The Hunchback of Notre-Dame

(Notre-Dame de Paris)

Victor Hugo

1831

(Love for a young gypsy woman allows an ugly man to rise above the world’s hatred of him, and to show his inner beauty).

Charles Laughton as Quasimodo in the 1939 movie directed by William Dieterle. This and other stills can be found on the IMDB page for the film.

 

Beauty and beast stories are thousands of years old. Here is how they generally go: a beautiful maiden somehow must associate with a character of less-than-alluring appearance, such as an animal, a god in disguise, or a magically uglified human. The girl eventually sees beyond the grotesque exterior to the real person inside, and falls in love. Then very often the whole moral is promptly compromised by the male character’s transformation into the handsome prince. Ah—it’s really about outward appearance (and wealth) after all! I write this with a smirk, as in fact those stories are not claiming that outward appearance should have no importance, but just that love can be demonstrated to be rooted in deeper things if we remove good looks as an experiment. (By the way, we’re generally talking here about removing the man’s good looks. Removing the woman’s good looks is far rarer in literature, as any student of human behavior could have predicted.)

Victor Hugo, perhaps the wisest of the great French novelists, wrote the perfect beauty and beast story—indeed, could do so only because he was wise.

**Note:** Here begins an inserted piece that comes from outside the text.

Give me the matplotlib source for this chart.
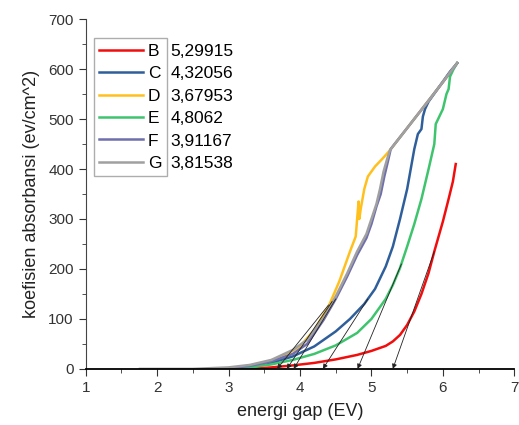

He understood beauty and was true to it in all its manifestations; and he understood ugliness and was fearless and trenchant in portraying its effects and implications. The novel is fundamentally about beauty: of Notre Dame cathedral, of Quasimodo its deaf mutant bell-ringer, of Esmeralda the gypsy girl. The beauty is very different in the three examples, except in fragility, which they share—these three beautiful things, a building, a beast, and a belle. And their fragility is due to ugliness, which likewise takes diverse forms.